Nota Sobre o Amor
- Tamara
Foi sequestrado em Paraty. Corria ávido pela praia do engenho e, ao nos ver, veio dar em cima. Aquela coisa de pedir carinho, se esfregar na perna e correr atrás do galho que a gente atira. Pelo estado, não tinha dono – enfiamos na caçamba da picape e pegamos estrada.
Paramos na cachoeira da estrada de Cunha. Foi lá o batizado e o banho de água doce pra tirar o excesso de lama com areia dos olhos. Água sagrada de Paraty, padrinho, madrinha e nome: Rufus.
Agora era oficial, e foram oficiais 4 horas pra chegar em casa. Ele escorrendo pela caçamba – quente e fechada, ainda por cima – a gente escorrendo pelo banco de trás, na estrada de argila que orávamos pra não desbarrancar.
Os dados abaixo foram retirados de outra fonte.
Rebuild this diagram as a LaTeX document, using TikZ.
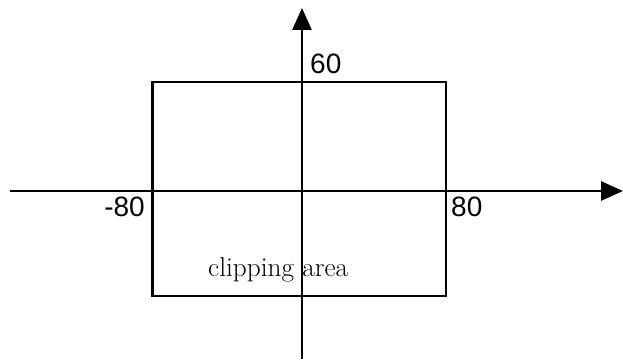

Checamos de 50 em 50 quilômetros se estava tudo bem. Estava, chegamos.
O processo civilizatório foi difícil, mais pra nós que pra ele. Rufus não entendeu que dentro da casa era lugar de gente, e que, portanto, não é pra marcar território. Não aprendeu a passear junto a mim – causando sérios constragimentos quando eu marquei encontros no parque; exímio artista, talhou com dentes os pés de todas as mesas e cadeiras da sala; ávido leitor, engoliu jornais antes mesmo do amanhecer. Fomos maus jesuítas e não catequizamos nem convertemos: ele ainda corre atrás de passarinhos – e come.
As visitas, que desconhecem seu lado selvagem, ficam babando. Depois das vacinas, banho, tosa e microcirurgia pra tirar os bernes na cabeça, confesso que ficou bem bonitão. Acho que ele sabe o ciúmes que causa na gente enquanto abraça quem só dá carinho e não tem que ser tirano.
Ele não tem utilidade. Não faz truque, não passeia, não acha nem esconde coisas, e tem dificuldade pra pegar graveto porque não ouve, cheira nem vê direito.
Certa vez ouvi que os relacionamentos de hoje duram pouco porque a gente espera que o outro nos faça feliz, e não espera ficar bem fazendo feliz o outro.
Acho que meu casamento com o Rufus perdura por isso: ele só serve pra amar.